Copy out each line that mentions the word "Reproduce".

- _RECORDS PROVIDED_
━━━━━━━━
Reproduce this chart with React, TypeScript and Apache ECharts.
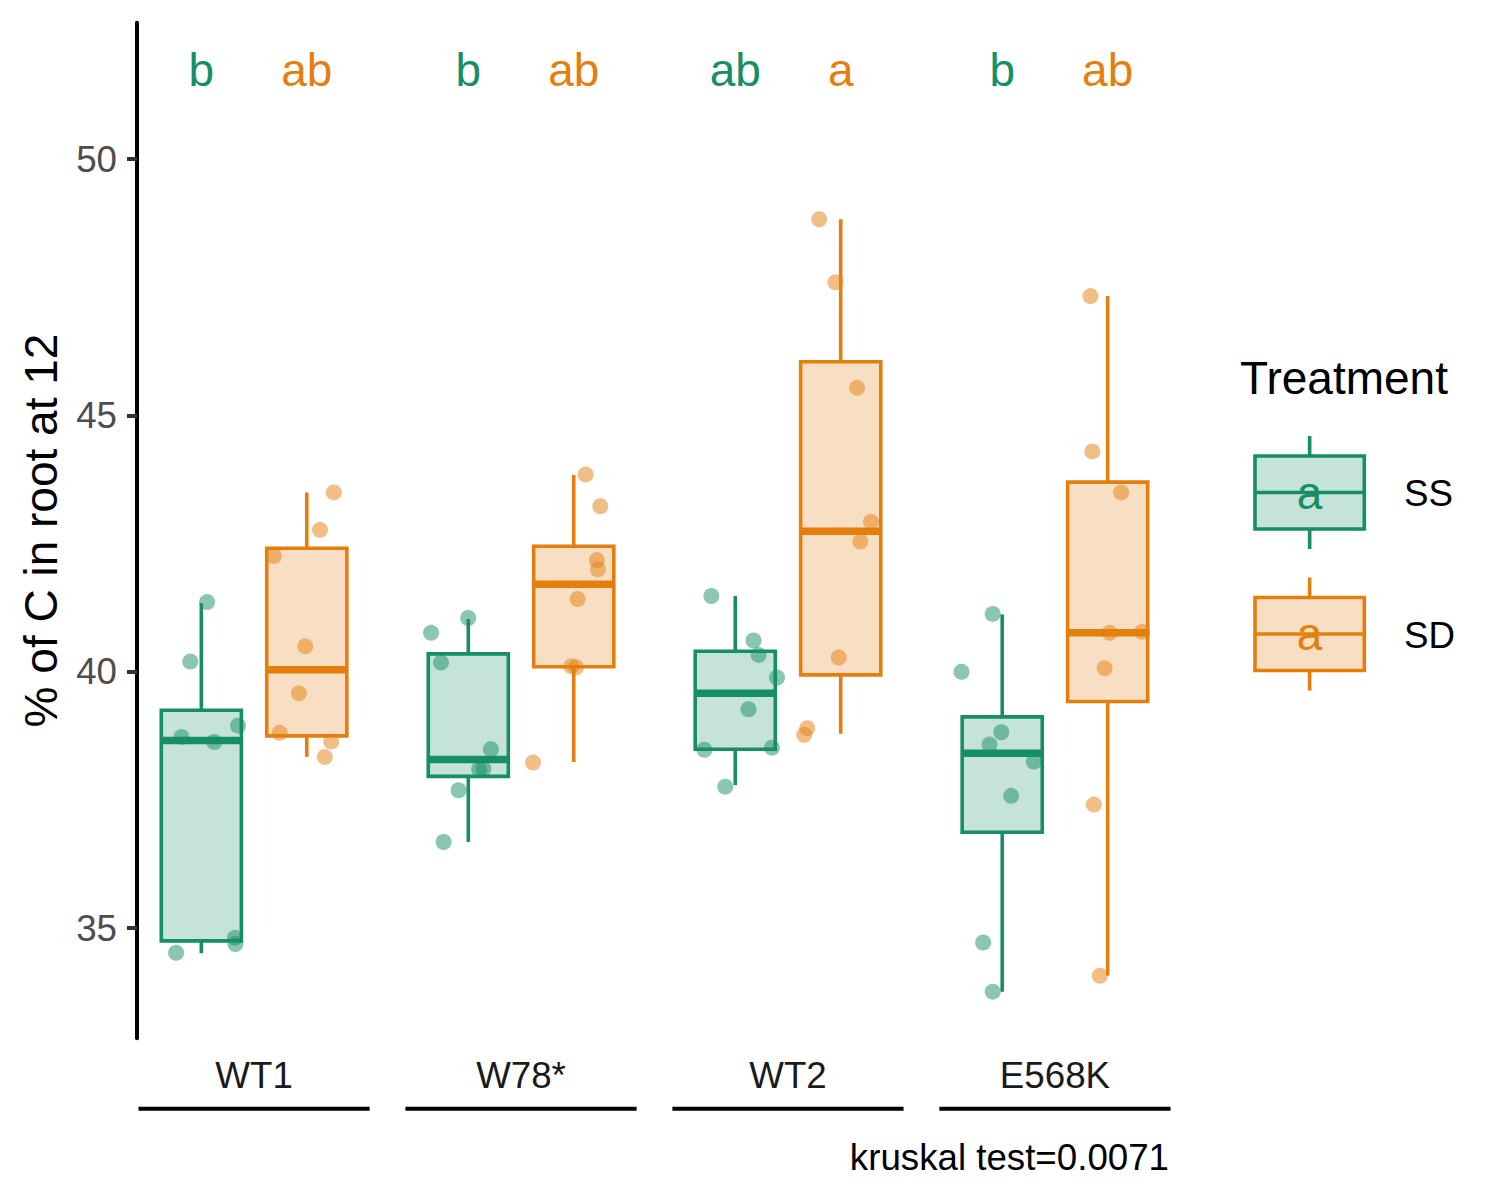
━━━━━━━━
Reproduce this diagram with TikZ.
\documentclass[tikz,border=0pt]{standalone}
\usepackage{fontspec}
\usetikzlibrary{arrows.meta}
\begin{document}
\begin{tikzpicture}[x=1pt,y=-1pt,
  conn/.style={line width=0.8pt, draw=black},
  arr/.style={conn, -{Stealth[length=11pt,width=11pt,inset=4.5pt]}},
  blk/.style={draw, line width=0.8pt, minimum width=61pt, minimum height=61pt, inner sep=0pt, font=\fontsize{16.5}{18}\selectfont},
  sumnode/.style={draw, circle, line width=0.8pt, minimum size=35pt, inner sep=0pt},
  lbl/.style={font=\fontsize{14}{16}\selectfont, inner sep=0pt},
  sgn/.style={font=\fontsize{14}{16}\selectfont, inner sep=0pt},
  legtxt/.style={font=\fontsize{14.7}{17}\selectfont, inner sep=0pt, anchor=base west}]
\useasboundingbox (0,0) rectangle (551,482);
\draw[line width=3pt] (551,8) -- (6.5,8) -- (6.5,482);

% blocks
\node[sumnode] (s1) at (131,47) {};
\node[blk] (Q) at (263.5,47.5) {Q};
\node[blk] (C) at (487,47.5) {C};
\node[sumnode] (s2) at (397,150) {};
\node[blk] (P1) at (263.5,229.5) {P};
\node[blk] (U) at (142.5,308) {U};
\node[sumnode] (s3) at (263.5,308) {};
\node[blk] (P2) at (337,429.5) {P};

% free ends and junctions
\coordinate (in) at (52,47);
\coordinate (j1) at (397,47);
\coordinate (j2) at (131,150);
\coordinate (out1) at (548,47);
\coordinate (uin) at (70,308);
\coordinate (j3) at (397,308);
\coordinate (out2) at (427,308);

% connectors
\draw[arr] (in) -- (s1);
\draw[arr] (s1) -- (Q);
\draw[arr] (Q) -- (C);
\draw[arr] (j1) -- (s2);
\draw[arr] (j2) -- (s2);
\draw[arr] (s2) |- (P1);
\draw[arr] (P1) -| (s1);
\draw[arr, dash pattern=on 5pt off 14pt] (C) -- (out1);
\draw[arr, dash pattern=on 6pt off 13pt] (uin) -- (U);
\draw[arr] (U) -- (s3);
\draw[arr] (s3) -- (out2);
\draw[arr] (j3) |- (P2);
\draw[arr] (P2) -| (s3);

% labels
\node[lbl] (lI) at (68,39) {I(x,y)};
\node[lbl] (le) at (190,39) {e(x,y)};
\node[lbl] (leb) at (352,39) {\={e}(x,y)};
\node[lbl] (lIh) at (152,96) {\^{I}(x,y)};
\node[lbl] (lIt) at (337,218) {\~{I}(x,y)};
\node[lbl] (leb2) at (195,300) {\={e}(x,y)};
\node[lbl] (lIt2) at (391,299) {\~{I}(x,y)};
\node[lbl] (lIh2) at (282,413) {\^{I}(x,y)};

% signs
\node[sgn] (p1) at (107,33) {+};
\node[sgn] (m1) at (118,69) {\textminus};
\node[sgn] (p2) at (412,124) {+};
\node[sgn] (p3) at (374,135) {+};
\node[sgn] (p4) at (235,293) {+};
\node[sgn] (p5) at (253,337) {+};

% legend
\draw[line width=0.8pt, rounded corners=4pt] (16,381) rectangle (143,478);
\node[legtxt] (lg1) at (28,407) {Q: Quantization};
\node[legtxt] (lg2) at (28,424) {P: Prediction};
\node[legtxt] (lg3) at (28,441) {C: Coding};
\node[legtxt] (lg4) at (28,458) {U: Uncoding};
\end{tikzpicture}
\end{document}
━━━━━━━━
- _RESPONSE_
Reproduce this chart with React, TypeScript and Apache ECharts.
Reproduce this diagram with TikZ.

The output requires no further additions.